Jessica Mah, inDinero
Mah was born in 1990. A mere 21 years old, and she’s already on her fourth successful business since launching an eBay store when she was 13 years old. She graduated high school at age 15 and while she was studying computer science at UC Berkeley, founded InternshipIN, a place for students to find internships with startups. While she was still an undergrad she built the prototype for inDinero with a UC Berkeley classmate. She’s the youngest tech founder on this list.
Charles Best, DonorsChoose
For five years, Charles Best was a history teacher in the Bronx. His first year on the job, he was frustrated by the fact that his fellow teachers would talk about the things they wished they could procure for their students – art supplies, books, science equipment and resources for field trips. The teachers were spending their own money on basic supplies for the classroom and there was no way they’d ever find money in the budget for these extra expenses. Meanwhile, the parents were in no position to supply them either. The idea for an “eBay for philanthropy” was born out of those teachers’ lounge conversations. He launched Donors Choose out his classroom for the first few years. Then a cold call to Jonathan Alter of Newsweek paid off. His article caught the eye of Oprah and things exploded from there.

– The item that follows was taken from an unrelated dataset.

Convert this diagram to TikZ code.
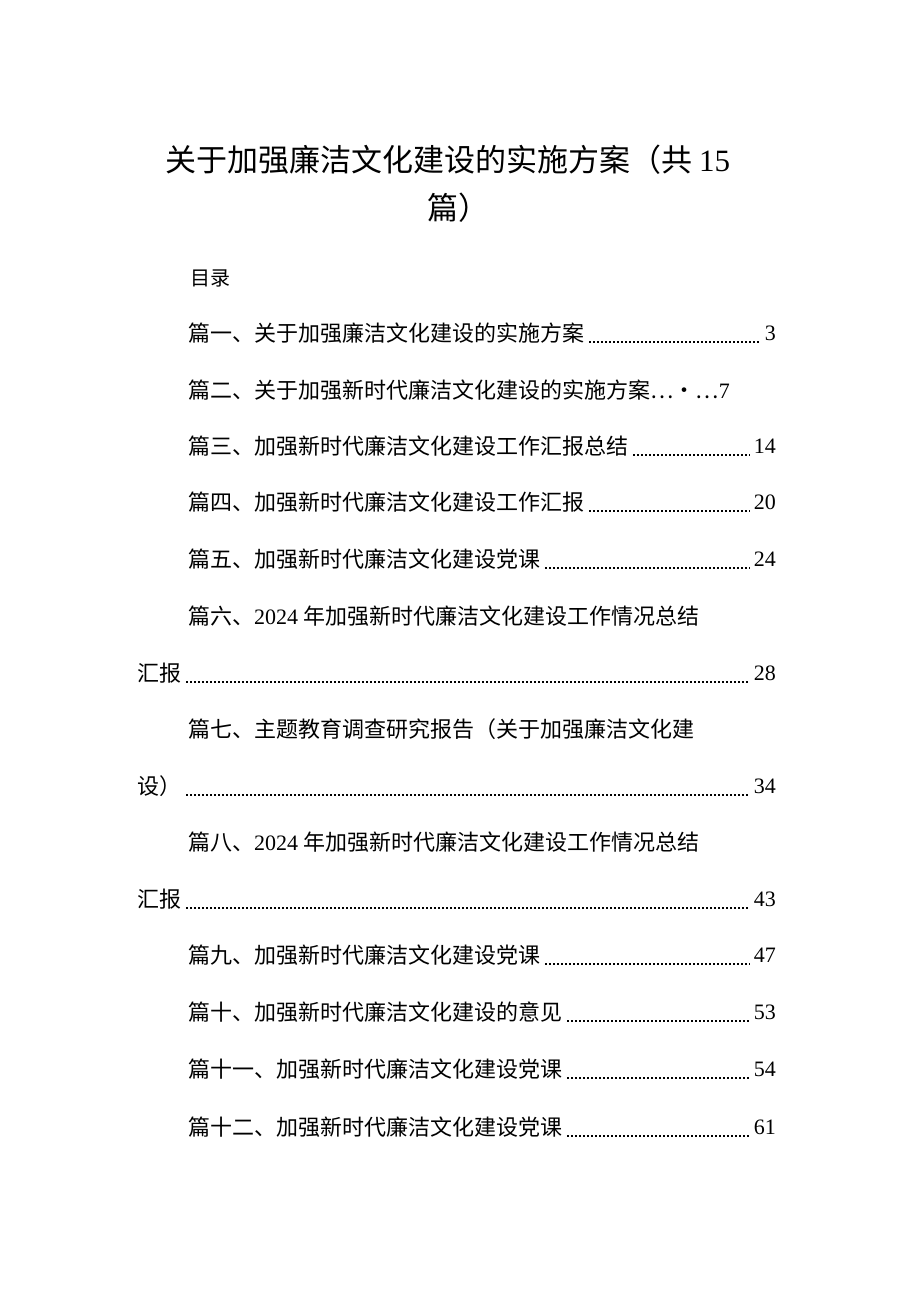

Alexa Hirschfeld, Paperless Post
Alexa Hirschfeld had two years in a comfy job at CBS Evening News (as comfortable a job as any in old-school media can be) before jumping into the entrepreneurial waters with her brother and starting Paperless Post. Paperless Post proved you don’t have to be revolutionary to create a revolution. It also proved you can take an online product people are using for free, make it better and then charge people to use it. People keep saying that traditional media can’t start charging for its products online or via mobile apps; no one’s going to buy the cow when they can get the milk for free, after all. Hirschfeld’s company proves that to be a lie. If your product is significantly better than the free alternative, there are people who will happily pay.
Greg Tseng, Tagged
Tseng had a large user base of people making connections with people they didn’t know. He decided to change his focus from social networking to social discovery and was soon on the rise again. Experian Hitwise now ranks Tagged.com as the No. 5 social networking site, after Facebook, YouTube, Twitter and Yahoo! Answers. It’s debatable whether YouTube and Yahoo! Answers actually are social networks. Nos. 6 through 10 include LinkedIn, MySpace, MyYearbook, Google+ and Pinterest.
Eileen Gittins, Blurb
Gittins worked for Kodak and helped found several companies, including Personify. Her roots were in photography, though, and she set about taking portraits of 40 people she’d built companies with. She wanted to give them an elegant coffee-table-quality book of the images as a keepsake. Turns out, you couldn’t do that. Book printers weren’t set up to do small runs and self-publishing online was nowhere near the quality of the coffee table book. So despite many people thinking she must be just a little bit out of her mind, she pressed forward and founded Blurb, where people can order even just one copy of their book if they want.